¡No me Llamen Así! O Mejor, Sí



Los nombres propios son una parte fundamental de nuestra identidad. Nos acompañan desde el inicio de nuestra vida y se convierten en nuestra carta de presentación ante el mundo; son una especie de marca personal, que aún después de muertos encabezarán nuestro epitafio en la última morada.

Pero ¿de dónde provienen los nombres? ¿Por qué comenzamos a usarlos y qué importancia tienen en nuestra existencia? Esta es una historia fascinante que se remonta a miles de años atrás, reflejando nuestra necesidad de diferenciarnos, de pertenecer y, sobre todo, de ser reconocidos.

El origen de los nombres propios se remonta a las primeras civilizaciones. En las sociedades primitivas, las personas eran identificadas por su relación con otros, por su profesión o por alguna característica física o de personalidad.

Entre los antiguos egipcios, por ejemplo, un individuo podría ser identificado como “El hijo del carpintero” o “La mujer de la flor de loto”. Sin embargo, a medida que las comunidades crecían y la organización social era más compleja, se hizo necesario encontrar una forma más distintiva de referirse a cada individuo.

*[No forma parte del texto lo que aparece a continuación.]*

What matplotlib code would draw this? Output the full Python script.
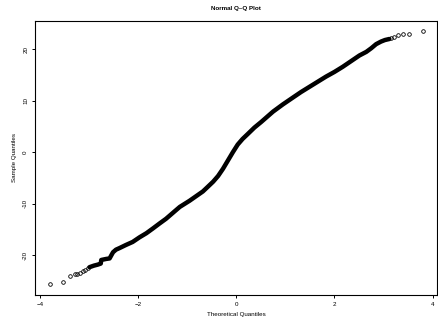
import matplotlib
matplotlib.use("Agg")

import matplotlib.pyplot as plt

plt.rcParams["font.family"] = ["Liberation Sans", "DejaVu Sans"]

# Lower tail: isolated points (theoretical, sample)
lower_x = [-3.80, -3.52, -3.38, -3.29, -3.24, -3.18, -3.12, -3.08, -3.02]
lower_y = [-25.6, -25.2, -24.0, -23.7, -23.6, -23.4, -23.1, -22.9, -22.5]

# Dense body of the Q-Q curve, read along the band centre
body_x = [-2.99, -2.90, -2.82, -2.76, -2.75, -2.65, -2.58, -2.51, -2.45,
          -2.38, -2.25, -2.11, -1.97, -1.83, -1.70, -1.56, -1.43, -1.26,
          -1.15, -0.95, -0.80, -0.68, -0.58, -0.47, -0.37, -0.27, -0.17,
          -0.07, 0.03, 0.13, 0.24, 0.37, 0.51, 0.63, 0.75, 0.95, 1.15,
          1.32, 1.49, 1.66, 1.83, 2.00, 2.17, 2.34, 2.51, 2.65, 2.75,
          2.85, 2.95, 3.03, 3.12]
body_y = [-22.3, -22.0, -21.8, -21.6, -20.9, -20.7, -20.6, -19.4, -18.9,
          -18.6, -18.0, -17.4, -16.5, -15.7, -14.8, -13.8, -12.9, -11.5,
          -10.6, -9.4, -8.4, -7.6, -6.7, -5.7, -4.6, -3.2, -1.6,
          0.0, 1.5, 2.6, 3.6, 4.8, 5.9, 6.9, 7.9, 9.3, 10.6,
          11.7, 12.7, 13.7, 14.7, 15.6, 16.6, 17.7, 18.8, 19.5, 20.2,
          21.0, 21.5, 21.8, 22.0]

# Upper tail: isolated points
upper_x = [3.16, 3.22, 3.30, 3.39, 3.53, 3.80]
upper_y = [22.1, 22.4, 22.8, 23.0, 23.0, 23.6]

x_ticks = [-4, -2, 0, 2, 4]
y_ticks = [-20, -10, 0, 10, 20]

fig = plt.figure(figsize=(4.39, 3.21), dpi=100)
ax = fig.add_axes([0.0797, 0.081, 0.9157, 0.8545])

# body drawn as a thick band (overlapping points in the original)
ax.plot(body_x, body_y, color="black", linewidth=3.2,
        solid_capstyle="round", solid_joinstyle="round")

marker_style = dict(linestyle="none", marker="o", markersize=2.6,
                    markerfacecolor="none", markeredgecolor="black",
                    markeredgewidth=0.6)
ax.plot(lower_x, lower_y, **marker_style)
ax.plot(upper_x, upper_y, **marker_style)

ax.set_xlim(-4.10, 4.09)
ax.set_ylim(-27.7, 25.55)

ax.set_xticks(x_ticks)
ax.set_yticks(y_ticks)
ax.set_yticklabels([str(t) for t in y_ticks], rotation=90, va="center")
ax.tick_params(direction="out", length=2.4, width=0.7, labelsize=4.5,
               pad=2.5, colors="black")

for side in ax.spines.values():
    side.set_linewidth(0.8)

ax.set_title("Normal Q\u2013Q Plot", fontsize=4.5, fontweight="bold", pad=8)
ax.set_xlabel("Theoretical Quantiles", fontsize=4.5, labelpad=3.5)
ax.set_ylabel("Sample Quantiles", fontsize=4.5, labelpad=4.5)

fig.savefig("out.png", dpi=100)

Los nombres empezaron a ser una herramienta de individualización y diferenciación, y se adoptaron de manera formal en culturas como la sumeria y la romana, donde los nombres reflejaban no solo la genealogía, sino también la posición social o el linaje.

A lo largo de la historia, el uso de los nombres se ha vinculado también a la espiritualidad y la tradición. En muchas culturas, los nombres tienen un significado profundo, relacionado con la naturaleza, las virtudes o los dioses.

Se sabe que “Kushim” es el nombre más antiguo del que se tiene constancia escrita. El nombre “Kushim” se encuentra en varias tablillas de arcilla del período Uruk (c. 3400–3000 a. C.) que se utilizaban para registrar transacciones de cebada. No se sabe con certeza si el nombre se refiere a un individuo, a un título genérico de un funcionario o a una institución.

En el caso de los cristianos, por ejemplo, los nombres se eligieron en un principio en función de los santos o las virtudes que se querían transmitir a la persona que los llevaría. Así, no era solo una cuestión de identificación, sino también de aspiración y significado. Este componente simbólico ha trascendido a lo largo de los siglos, y hoy en día, la elección de un nombre sigue siendo un acto significativo para muchas familias, pues no solo refleja la herencia, sino que también puede estar lleno de deseos, esperanzas y significados personales.

La importancia de los nombres va más allá de la identificación. Como dijo el escritor William Shakespeare en su famosa obra Romeo y Julieta: “¿Qué hay en un nombre? Lo que llamamos rosa, con cualquier otro nombre olería igual”. A pesar de esta reflexión poética, los nombres no son solo etiquetas; son marcas de quiénes somos y cómo queremos ser percibidos.

En una sociedad donde la comunicación es clave, un nombre tiene el poder de abrir puertas o, por el contrario, de cerrarlas. Los nombres tienen un peso social considerable, y la elección de un nombre puede influir en la forma en que una persona es tratada y cómo se siente consigo misma.

A lo largo de la historia, también ha existido una constante: el poder de los nombres para distinguirnos. Es el elemento que nos hace únicos, que nos diferencia entre la multitud y nos define de manera que va más allá de nuestro aspecto físico.

Un nombre es nuestra carta de presentación en el mundo. Como dijo el filósofo, físico y matemático René Descartes: “Cogito, ergo sum” (“Pienso, luego existo”). Si adaptamos esta idea al mundo de los nombres, podemos decir: “Llamo, luego existo”, pues el nombre que llevamos es la primera forma de hacernos presentes ante los demás.

En conclusión, el origen de los nombres propios es tan antiguo como la necesidad humana de identificarse y diferenciarse. En definitiva, los nombres a lo largo de la historia han pasado de ser simples identificadores para llevar consigo significados profundos, culturales y sociales. Hoy en día, los nombres continúan siendo una parte esencial de nuestra vida, marcando nuestra identidad y dándonos una forma de conectarnos con los demás.

Elegir un nombre no es solo un acto burocrático, sino un proceso cargado de historia, tradición y simbolismo. Al final, el nombre que llevamos se convierte en una parte inseparable de nosotros, acompañándonos siempre y marcando nuestra huella en el mundo.